Louisiana state troopers use lidar to help track speeders - KSLA News 12 Shreveport, Louisiana News Weather & Sports

Louisiana state troopers use lidar to help track speeders

Louisiana State Police troopers use lidar to help catch speeders. (Source: KSLA News 12) Louisiana State Police troopers use lidar to help catch speeders. (Source: KSLA News 12)
Louisiana State Police troopers conduct traffic stops a little differently than how other law enforcement agencies do. (Source: KSLA News 12) Louisiana State Police troopers conduct traffic stops a little differently than how other law enforcement agencies do. (Source: KSLA News 12)
(Source: KSLA News 12) (Source: KSLA News 12)
(Source: KSLA News 12) (Source: KSLA News 12)
LOUISIANA (KSLA) -

Troopers with Bossier City-based Louisiana State Police Troop G were out in full force Tuesday tracking down speeding motorists in Caddo Parish.

"Once we get that visual, we never let the vehicle pass from our sight. We don't let it go behind a barrier, or behind a curve," Trooper Glenn Younger explained.

"We keep it in our sight until we pass it off to a trooper who gets it in his sight, verifies it over the radio and then they make the traffic stop."

Troopers stationed along exits and bridges used lidar to catch speeders.

Lidar stands for light detection and range

"The lidar works by taking pulses of light that travel at the speed of light," Younger explained.

"... Each time a light beam enters the lidar, it starts an internal timer. When that light beam reaches the target vehicle and returns to the lidar, it stops the time."

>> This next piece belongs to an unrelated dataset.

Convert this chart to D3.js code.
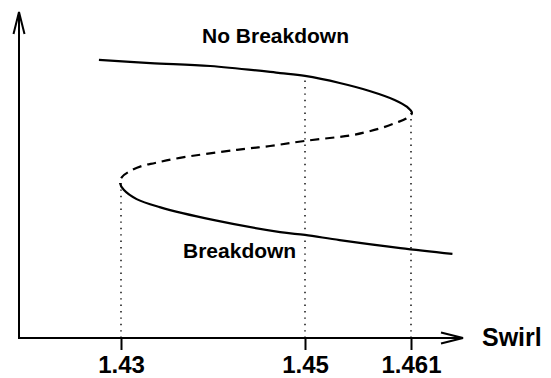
<!DOCTYPE html>
<html>
<head>
<meta charset="utf-8">
<script src="https://cdn.jsdelivr.net/npm/d3@7"></script>
<style>
  html, body { margin: 0; padding: 0; background: #fff; }
  svg { display: block; }
  text { font-family: "Liberation Sans", Arial, Helvetica, sans-serif; font-weight: bold; fill: #000; }
</style>
</head>
<body>
<svg id="chart" width="551" height="378"></svg>
<script>
// ---- data (swirl vs. arbitrary flow state) ----
const tickValues = [1.43, 1.45, 1.461];
const tickLabels = ["1.43", "1.45", "1.461"];
const xAxisLabel = "Swirl";
const upperLabel = "No Breakdown";
const lowerLabel = "Breakdown";

// upper stable branch (solid), ending at the right fold
const upperSwirl = [1.4276, 1.4332, 1.4397, 1.4473, 1.4500, 1.4536, 1.4567, 1.4593, 1.4606, 1.4611];
const upperState = [8.69, 8.59, 8.50, 8.28, 8.19, 7.97, 7.72, 7.44, 7.22, 7.03];
// unstable middle branch (dashed), from right fold to left fold (folds excluded)
const middleSwirl = [1.4605, 1.4594, 1.4579, 1.4564, 1.4549, 1.4500, 1.4462, 1.4426, 1.4364, 1.4337, 1.4323, 1.4310, 1.4301];
const middleState = [6.86, 6.72, 6.56, 6.44, 6.34, 6.16, 6.00, 5.88, 5.63, 5.47, 5.38, 5.22, 5.03];
// lower stable branch (solid), starting at the left fold
const lowerSwirl = [1.4299, 1.4303, 1.4317, 1.4342, 1.4400, 1.4473, 1.4500, 1.4536, 1.4599, 1.4653];
const lowerState = [4.84, 4.63, 4.34, 4.09, 3.69, 3.31, 3.22, 3.06, 2.81, 2.63];

// dotted drop lines: swirl value and state at which they meet the curve
const dropSwirl = [1.43, 1.45, 1.461];
const dropState = [4.84, 8.19, 7.03];
const foldStates = [7.03, 4.84]; // right fold, left fold

// ---- layout ----
const W = 551, H = 378;
const originX = 19, originY = 338;
const x = d3.scaleLinear().domain([1.43, 1.45, 1.461]).range([121, 305, 411]);
const y = d3.scaleLinear().domain([0, 10]).range([originY, 18]);

const svg = d3.select("#chart");

// full curve, ordered along the state variable
const pts = [];
upperSwirl.forEach((s, i) => pts.push([s, upperState[i]]));
middleSwirl.forEach((s, i) => pts.push([s, middleState[i]]));
lowerSwirl.forEach((s, i) => pts.push([s, lowerState[i]]));

const line = d3.line()
  .x(d => x(d[0]))
  .y(d => y(d[1]))
  .curve(d3.curveCatmullRom.alpha(0.5));

const defs = svg.append("defs");
const yTopFold = y(foldStates[0]), yBotFold = y(foldStates[1]);
defs.append("clipPath").attr("id", "solidClip")
  .call(c => {
    c.append("rect").attr("x", 0).attr("y", 0).attr("width", W).attr("height", yTopFold);
    c.append("rect").attr("x", 0).attr("y", yBotFold).attr("width", W).attr("height", H - yBotFold);
  });
defs.append("clipPath").attr("id", "dashClip")
  .append("rect").attr("x", 0).attr("y", yTopFold).attr("width", W).attr("height", yBotFold - yTopFold);

// dotted drop lines
svg.append("g").selectAll("line").data(dropSwirl).join("line")
  .attr("x1", d => x(d)).attr("x2", d => x(d))
  .attr("y1", originY).attr("y2", (d, i) => y(dropState[i]))
  .attr("stroke", "#000").attr("stroke-width", 1.4)
  .attr("stroke-dasharray", "1.4,5");

// curve
svg.append("path").datum(pts).attr("d", line)
  .attr("fill", "none").attr("stroke", "#000").attr("stroke-width", 2.2)
  .attr("clip-path", "url(#solidClip)");
svg.append("path").datum(pts).attr("d", line)
  .attr("fill", "none").attr("stroke", "#000").attr("stroke-width", 2.2)
  .attr("stroke-dasharray", "9,6")
  .attr("clip-path", "url(#dashClip)");

// axes
const xAxis = d3.axisBottom(x).tickValues(tickValues)
  .tickFormat((d, i) => tickLabels[i]).tickSize(12).tickPadding(6);
const gx = svg.append("g").attr("transform", `translate(0,${originY})`).call(xAxis);
gx.select(".domain").remove();
gx.selectAll(".tick line").attr("stroke", "#000").attr("stroke-width", 2);
gx.selectAll(".tick text").attr("font-size", 24).attr("font-family", null).attr("fill", "#000");

const axisG = svg.append("g").attr("fill", "none").attr("stroke", "#000").attr("stroke-width", 2);
const xEnd = 463, yEnd = 12;
axisG.append("path").attr("d", `M${originX},${originY}H${xEnd}`);
axisG.append("path").attr("d", `M${originX},${originY + 1}V${yEnd}`);
// arrow heads
axisG.append("path").attr("stroke-linejoin", "miter")
  .attr("d", `M${xEnd - 22},${originY - 5.5}L${xEnd},${originY}L${xEnd - 22},${originY + 5.5}`);
axisG.append("path").attr("stroke-linejoin", "miter")
  .attr("d", `M${originX - 5.5},${yEnd + 22}L${originX},${yEnd}L${originX + 5.5},${yEnd + 22}`);

// labels
svg.append("text").attr("x", 482).attr("y", 346).attr("font-size", 25).text(xAxisLabel);
svg.append("text").attr("x", 202).attr("y", 43).attr("font-size", 21).text(upperLabel);
svg.append("text").attr("x", 183).attr("y", 258).attr("font-size", 21).text(lowerLabel);
</script>
</body>
</html>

The devices are just one means troopers use to keep interstates and other highways safe.

"The visual of 'Hey, these guys are out here, I need to remember this' and just because I got up five minutes late does not give me cause to speed and possibly get myself or my family or other people hurt in a crash," Younger said.

Troopers conduct traffic stops a little differently than sheriff's deputies and police officers in Bossier and Caddo parishes.

Instead of just rolling down your window, troopers often ask you to get out of your vehicle.

"Especially at nighttime, we need to know what they have on their persons," Younger said.

"So if they're in the vehicle. if we were to approach the door we don't know what they have or what they can reach down and grab, so we ask them to step out. And most people are more than willing to do that because they want to see us as well."

The money from speeding tickets goes directly to the parish in which the ticket is issued, Younger said.